After Training Day came out a few years back, suddenly Antoine Fuqua was the hot new name for directing films. Knowing I’d heard that name before, I went into my collection and pulled out an old favorite, The Replacement Killers, directed by Antoine Fuqua. Taking a break from converting the pages of critiQal to CSS (a process that seems to be never-ending), I decided to sit down and revisit Antoine’s first feature, The Replacement Killers.
The Replacement Killers marked the entrance into American films by famed overseas action star Chow Yun-Fat. Having already been a huge success in Hong Kong and the rest of the world, Yun-Fat decided to make his entrance onto the American film scene as memorable as he could – in fact, he waited three years for this script. His only hurdle was the language barrier, which he easily overcomes.
Pairing him with Sorvino seems at first to be a bit odd, but the two work very well together. Sorvino actually expands her acting skills by taking on this role that’s a tougher character than what she’s used to, and she does a very impressive job with it. Seeing her in The Replacement Killers makes the viewer want to go see what else she’s done (unfortunately, nothing easily comparable to this film).
The action sequences are impressive. While Jet Li turned martial arts into more of an art form, Yun-Fat in The Replacement Killers gave action (especially two-handed gun toting) a smoothness. This smooth action style with a hint of ballet was taken to new heights, literally, in Crouching Tiger, Hidden Dragon (2000), but Yun-Fat in The Replacement Killers started it all. His graceful movements and his cat-like reflexes turn the action sequences into a dance – and Yun-Fat is the lord of this dance.

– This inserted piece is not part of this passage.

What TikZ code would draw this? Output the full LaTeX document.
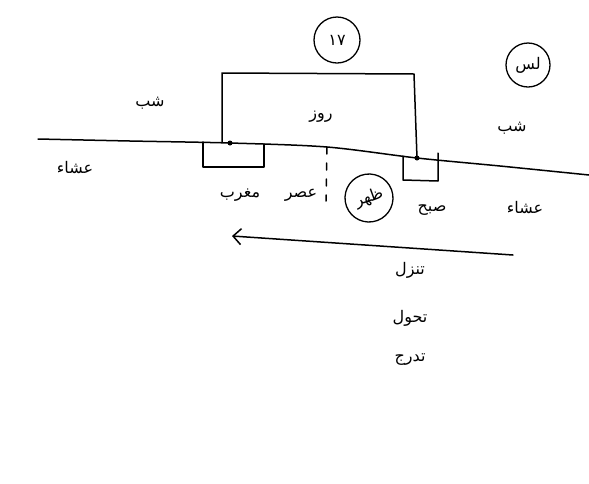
\documentclass[tikz,border=0pt]{standalone}
\usepackage{fontspec}
\newfontfamily\arabicfont[Script=Arabic]{DejaVu Sans}
\TeXXeTstate=1
\usetikzlibrary{arrows.meta}

\begin{document}
\begin{tikzpicture}[x=1pt, y=-1pt,
    pen/.style={draw=black, line width=1.5pt, line cap=round, line join=round},
    word/.style={font=\arabicfont\fontsize{16}{18}\selectfont, inner sep=1pt},
    ring/.style={circle, draw=black, line width=1.3pt, minimum size=46pt, inner sep=0pt,
      font=\arabicfont\fontsize{16}{18}\selectfont},
    spot/.style={circle, fill=black, minimum size=5pt, inner sep=0pt}]
  \useasboundingbox[fill=white] (0,0) rectangle (589,483);
  % horizon line with the two day ends
  \coordinate (maghrib) at (230,143);
  \coordinate (subh) at (417,158);
  \coordinate (noon) at (327,147);
  \draw[pen] plot[smooth, tension=0.5] coordinates
    {(38,139) (130,141) (maghrib) (noon) (subh) (500,166) (589,175)};
  \node[spot] at (maghrib) {};
  \node[spot] at (subh) {};
  % day box above the line
  \draw[pen] (222,142) -- (222,73) -- (414,74) -- (subh);
  % small boxes under the line
  \draw[pen] (203,142) -- (203,167) -- (264,167) -- (264,144);
  \draw[pen] (403,156) -- (403,180) -- (438,181) -- (438,153);
  \draw[pen, dash pattern=on 7pt off 9pt] (noon) -- (326,201);
  % circled marks
  \node[ring] (seventeen) at (337,40) {۱۷};
  \node[ring, minimum size=44pt] (les) at (528,65) {\beginR لس\endR};
  \node[ring, minimum size=48pt, rotate=20] (zuhr) at (369,198) {\beginR ظهر\endR};
  % labels
  \node[word] (nightL) at (150,103) {\beginR شب\endR};
  \node[word] (nightR) at (512,128) {\beginR شب\endR};
  \node[word] (day) at (321,117) {\beginR روز\endR};
  \node[word] (ishaL) at (75,168) {\beginR عشاء\endR};
  \node[word] (ishaR) at (525,208) {\beginR عشاء\endR};
  \node[word] (maghribL) at (240,195) {\beginR مغرب\endR};
  \node[word] (asr) at (301,195) {\beginR عصر\endR};
  \node[word] (subhL) at (432,210) {\beginR صبح\endR};
  % arrow and the three words
  \coordinate (arrR) at (513,255);
  \coordinate (arrL) at (232,236);
  \draw[pen, -{Straight Barb[length=8pt, width=16pt]}] (arrR) -- (arrL);
  \node[word] (tanazzul) at (410,270) {\beginR تنزل\endR};
  \node[word] (tahawwul) at (410,318) {\beginR تحول\endR};
  \node[word] (tadarruj) at (410,360) {\beginR تدرج\endR};
\end{tikzpicture}
\end{document}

Director Fuqua, a newcomer to filmmaking at this point, has evidently learned from the mistakes of his predecessors by using slow-motion sparingly in The Replacement Killers. He uses slow-motion not to slow the action down, but instead, right before an action sequence. With this technique, he whets the audiences appetite for the action – then makes them wait just a bit, so when the action begins, it’s welcomed that much more. It’s a great way to build anticipation, and is a much better use of slow-motion than what it’s typically used for (slowing down the action during the sequence).
Fuqua also does a great job of combining many different types of music on the soundtrack for The Replacement Killers, providing a unique mood for each sequence, plus imprinting them more effectively on the viewer’s memory (just an example – if you don’t have “she makes me want to die…” accompanied by a deep bass beat running through your head after this film, I’d be surprised).
While some may say The Replacement Killers isn’t Yun-Fat’s best work, most will agree it’s one of his best American films. While nothing can replace John Woo’s overseas film The Killer, this film does a good job of coming in 2nd. If you haven’t seen The Killer, be sure to check that one out (if you can find it), since this film obviously pays homage to that film.
Even if you haven’t seen The Killer, you’ll enjoy The Replacement Killers.